━━━ Recorded information

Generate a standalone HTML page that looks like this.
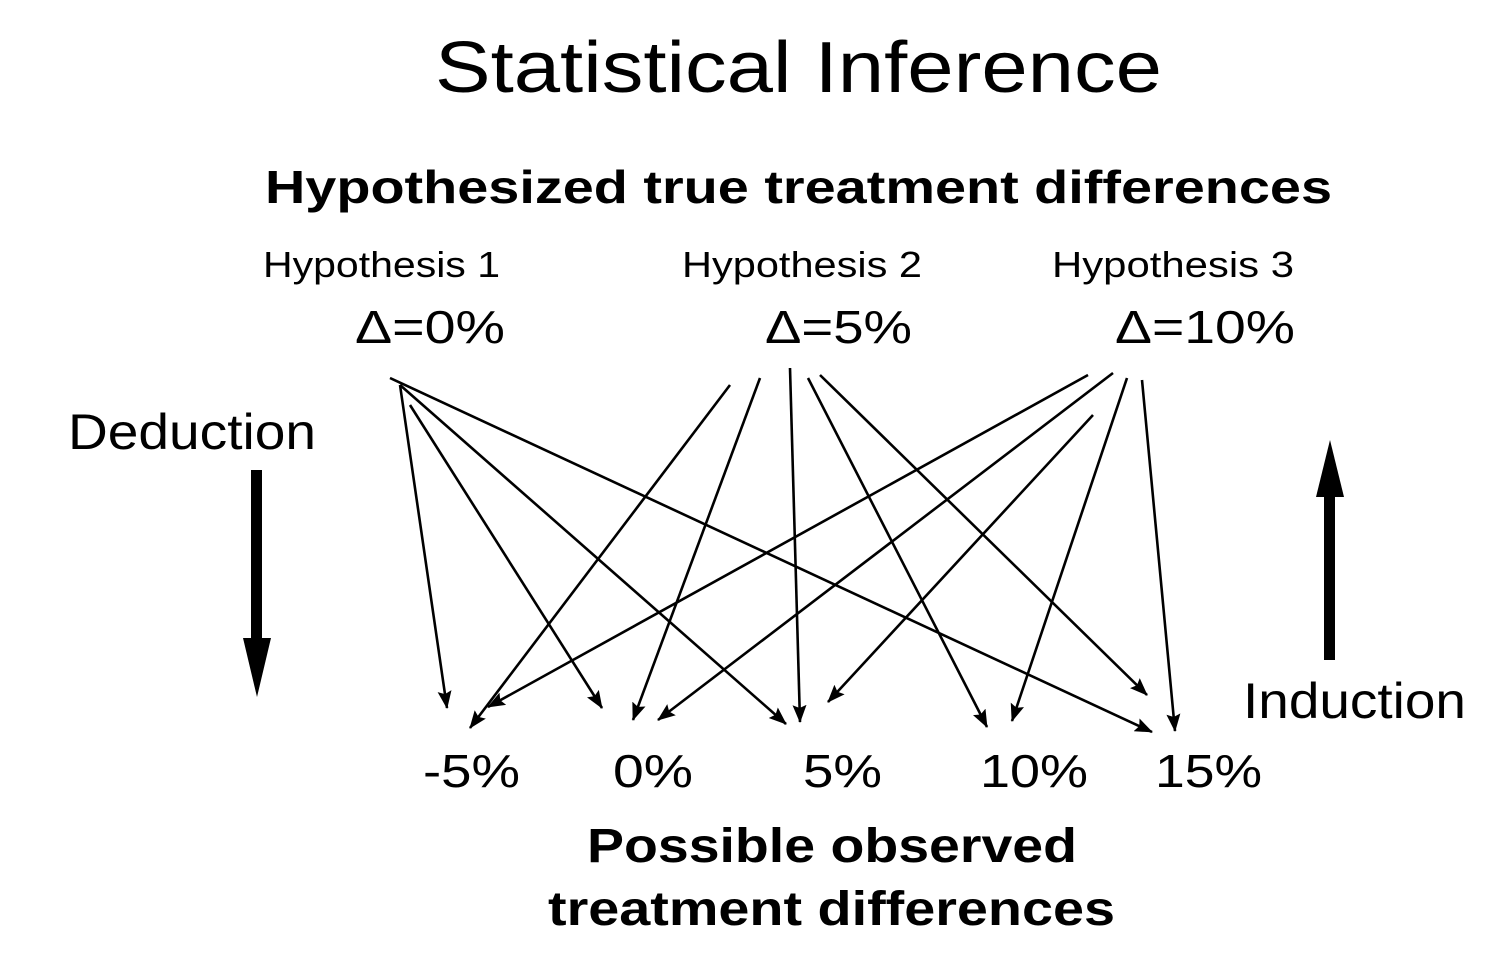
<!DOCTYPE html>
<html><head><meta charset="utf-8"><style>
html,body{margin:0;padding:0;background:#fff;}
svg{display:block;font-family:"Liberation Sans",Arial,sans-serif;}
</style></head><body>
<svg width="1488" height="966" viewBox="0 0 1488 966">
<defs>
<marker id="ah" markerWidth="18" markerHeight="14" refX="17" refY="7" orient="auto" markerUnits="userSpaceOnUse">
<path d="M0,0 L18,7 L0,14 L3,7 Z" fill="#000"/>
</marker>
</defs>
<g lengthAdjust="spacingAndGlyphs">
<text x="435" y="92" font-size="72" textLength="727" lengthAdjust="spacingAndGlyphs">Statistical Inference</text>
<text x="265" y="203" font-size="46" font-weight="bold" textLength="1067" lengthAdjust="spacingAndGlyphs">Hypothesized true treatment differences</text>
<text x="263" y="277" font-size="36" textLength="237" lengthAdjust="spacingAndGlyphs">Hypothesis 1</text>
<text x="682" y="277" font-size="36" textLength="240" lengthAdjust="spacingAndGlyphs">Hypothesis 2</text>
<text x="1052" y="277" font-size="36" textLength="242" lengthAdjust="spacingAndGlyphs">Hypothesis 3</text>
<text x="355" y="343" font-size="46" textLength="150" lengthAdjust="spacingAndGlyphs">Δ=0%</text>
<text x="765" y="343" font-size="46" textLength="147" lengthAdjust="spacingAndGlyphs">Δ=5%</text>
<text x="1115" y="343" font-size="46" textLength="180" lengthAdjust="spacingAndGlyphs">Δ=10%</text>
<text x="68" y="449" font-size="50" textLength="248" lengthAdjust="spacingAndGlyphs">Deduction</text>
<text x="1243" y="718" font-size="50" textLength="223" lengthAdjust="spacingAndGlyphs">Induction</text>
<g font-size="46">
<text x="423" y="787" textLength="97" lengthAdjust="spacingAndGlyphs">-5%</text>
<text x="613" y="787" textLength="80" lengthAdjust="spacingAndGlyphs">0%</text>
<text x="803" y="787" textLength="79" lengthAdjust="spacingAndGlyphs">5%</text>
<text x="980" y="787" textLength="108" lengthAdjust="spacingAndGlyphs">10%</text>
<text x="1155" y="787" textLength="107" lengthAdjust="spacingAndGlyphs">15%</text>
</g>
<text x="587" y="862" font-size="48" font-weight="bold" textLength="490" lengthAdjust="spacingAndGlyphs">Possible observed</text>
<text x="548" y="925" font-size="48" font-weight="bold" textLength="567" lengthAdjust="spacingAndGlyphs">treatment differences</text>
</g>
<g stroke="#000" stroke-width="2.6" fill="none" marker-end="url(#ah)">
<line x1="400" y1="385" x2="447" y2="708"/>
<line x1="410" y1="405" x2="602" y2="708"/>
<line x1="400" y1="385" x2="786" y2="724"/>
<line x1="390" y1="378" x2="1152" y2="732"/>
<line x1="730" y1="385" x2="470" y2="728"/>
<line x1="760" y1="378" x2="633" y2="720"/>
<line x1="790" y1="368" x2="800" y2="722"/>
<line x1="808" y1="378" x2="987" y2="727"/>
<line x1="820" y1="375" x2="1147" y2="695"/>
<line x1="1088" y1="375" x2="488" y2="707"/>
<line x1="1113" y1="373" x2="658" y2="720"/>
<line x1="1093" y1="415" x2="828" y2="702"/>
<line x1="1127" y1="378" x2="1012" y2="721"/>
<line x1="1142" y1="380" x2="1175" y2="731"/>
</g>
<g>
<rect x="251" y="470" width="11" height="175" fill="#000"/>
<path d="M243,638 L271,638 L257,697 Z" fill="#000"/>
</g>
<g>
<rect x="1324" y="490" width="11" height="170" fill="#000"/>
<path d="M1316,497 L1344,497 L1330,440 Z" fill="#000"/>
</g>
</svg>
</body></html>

━━━━━━

- _Problem description_
Reproduce the material word for word. Any pictures should be left out of the copy.

- _Output for this task_
Generate a standalone HTML page that looks like this.
<!DOCTYPE html>
<html><head><meta charset="utf-8"><style>
html,body{margin:0;padding:0;background:#fff;}
svg{display:block;font-family:"Liberation Sans",Arial,sans-serif;}
</style></head><body>
<svg width="1488" height="966" viewBox="0 0 1488 966">
<defs>
<marker id="ah" markerWidth="18" markerHeight="14" refX="17" refY="7" orient="auto" markerUnits="userSpaceOnUse">
<path d="M0,0 L18,7 L0,14 L3,7 Z" fill="#000"/>
</marker>
</defs>
<g lengthAdjust="spacingAndGlyphs">
<text x="435" y="92" font-size="72" textLength="727" lengthAdjust="spacingAndGlyphs">Statistical Inference</text>
<text x="265" y="203" font-size="46" font-weight="bold" textLength="1067" lengthAdjust="spacingAndGlyphs">Hypothesized true treatment differences</text>
<text x="263" y="277" font-size="36" textLength="237" lengthAdjust="spacingAndGlyphs">Hypothesis 1</text>
<text x="682" y="277" font-size="36" textLength="240" lengthAdjust="spacingAndGlyphs">Hypothesis 2</text>
<text x="1052" y="277" font-size="36" textLength="242" lengthAdjust="spacingAndGlyphs">Hypothesis 3</text>
<text x="355" y="343" font-size="46" textLength="150" lengthAdjust="spacingAndGlyphs">Δ=0%</text>
<text x="765" y="343" font-size="46" textLength="147" lengthAdjust="spacingAndGlyphs">Δ=5%</text>
<text x="1115" y="343" font-size="46" textLength="180" lengthAdjust="spacingAndGlyphs">Δ=10%</text>
<text x="68" y="449" font-size="50" textLength="248" lengthAdjust="spacingAndGlyphs">Deduction</text>
<text x="1243" y="718" font-size="50" textLength="223" lengthAdjust="spacingAndGlyphs">Induction</text>
<g font-size="46">
<text x="423" y="787" textLength="97" lengthAdjust="spacingAndGlyphs">-5%</text>
<text x="613" y="787" textLength="80" lengthAdjust="spacingAndGlyphs">0%</text>
<text x="803" y="787" textLength="79" lengthAdjust="spacingAndGlyphs">5%</text>
<text x="980" y="787" textLength="108" lengthAdjust="spacingAndGlyphs">10%</text>
<text x="1155" y="787" textLength="107" lengthAdjust="spacingAndGlyphs">15%</text>
</g>
<text x="587" y="862" font-size="48" font-weight="bold" textLength="490" lengthAdjust="spacingAndGlyphs">Possible observed</text>
<text x="548" y="925" font-size="48" font-weight="bold" textLength="567" lengthAdjust="spacingAndGlyphs">treatment differences</text>
</g>
<g stroke="#000" stroke-width="2.6" fill="none" marker-end="url(#ah)">
<line x1="400" y1="385" x2="447" y2="708"/>
<line x1="410" y1="405" x2="602" y2="708"/>
<line x1="400" y1="385" x2="786" y2="724"/>
<line x1="390" y1="378" x2="1152" y2="732"/>
<line x1="730" y1="385" x2="470" y2="728"/>
<line x1="760" y1="378" x2="633" y2="720"/>
<line x1="790" y1="368" x2="800" y2="722"/>
<line x1="808" y1="378" x2="987" y2="727"/>
<line x1="820" y1="375" x2="1147" y2="695"/>
<line x1="1088" y1="375" x2="488" y2="707"/>
<line x1="1113" y1="373" x2="658" y2="720"/>
<line x1="1093" y1="415" x2="828" y2="702"/>
<line x1="1127" y1="378" x2="1012" y2="721"/>
<line x1="1142" y1="380" x2="1175" y2="731"/>
</g>
<g>
<rect x="251" y="470" width="11" height="175" fill="#000"/>
<path d="M243,638 L271,638 L257,697 Z" fill="#000"/>
</g>
<g>
<rect x="1324" y="490" width="11" height="170" fill="#000"/>
<path d="M1316,497 L1344,497 L1330,440 Z" fill="#000"/>
</g>
</svg>
</body></html>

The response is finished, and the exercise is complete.